The scene of the graduation party is emblematic as it shows Ben’s detachment from its parents’s materialistic aspirations and the pressures of the bourgeoises to conform to their customs. Everyone is asking Ben about the future while he is barely managing to breathe in the claustrophobic environment that director Mike Nichols has brilliantly managed to create. The Braddock’s family friends embody society’s pressure on one’s future. Ben has no idea of what to do with his life and he feels completely disorientated by this gang of posh and materialistic 50 years old that are as shallow as their cocktails.
Ben is seduced by the mature and apparently strong Ms. Robinson and start an affair that goes on for months. Ben’s affair with Ms. Robinson is the event that sets the film in motion. In 1967, a movie that represented a 21-year old having an affair with a married woman was quite transgressive. After more than 50 years, we can barely see the transgression in the relationship while focusing more on the emptiness of the two soul entangled in the sexual tension. In a purely materialistic fashion, their relationships is solely physical. They don’t share emotions but a big emptiness that pervades the lives of both of them. Ben is supposed to start working or studying for a Master’s degree but the anxiety for his future paralyzes him and crates an empty shell of indecision, simply drifting way in the pool of his parents’ house.
Ms. Robinson, whom we perceive through Ben’s point of view, is a rich and bored housewife that is looking for an adventure with the handsome young son of their friends. This perspective hides an important layer of interpretation. In fact, we learn that Ms. Robinson was a young art student that had to marry because of a sudden pregnancy. Her behavior explains a life of sadness and depression that ultimately turned the beautiful woman into an alcoholic.

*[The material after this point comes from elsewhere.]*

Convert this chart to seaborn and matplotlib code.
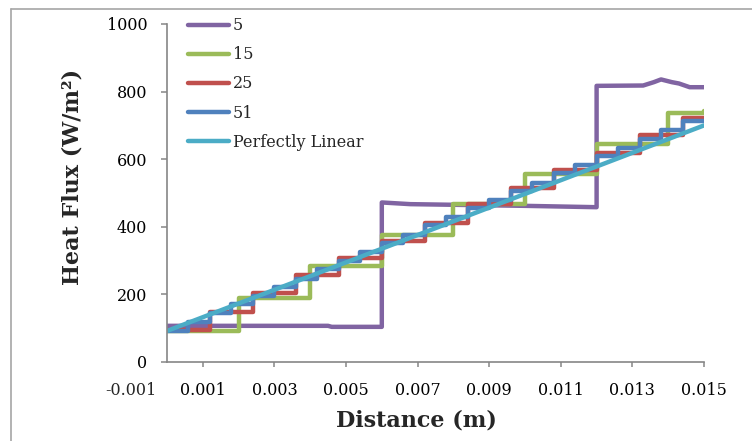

In the final part of the movie, Ms. Robinson turns into a villain trying to impede the relationship between Ben and her daughter Elaine. The films does not give us the pleasure of the explanation of her erratic behavior but a double explanation is possible. She doesn’t want to let her daughter achieve that happiness that she never grasped but she also wants to protect her from the evil in the outside world.
The Graduate is also a beautifully shot film. The medium is used to its maximum and every camera movement conveys a specific emotion felt by our Ben Braddock, with Dustin Hoffman in his cinema debut. The symbolism present in the film is also of central importance. The theme of water is highlighted in several scenes. The aquarium in the hotel room where Ben and Ms. Robinson meet and the pool in Ben’s house. Both the aquarium and the pool are limited and finite body of water. They are comfortable and safe spaces but they won’t let their inhabitants dive deep into unexplored oceans. This is stark comparison with Ben’s path, a comfortable life that has been laid out for him that does not give the opportunity to face the reality and authenticity of something “different”. For his birthday, his parents have bought him a scuba-diving suit. He jumps in the pool while being pushed down by his father and just lays in the bottom of the pool, trapped in the materialistic prison with no tools for escaping it.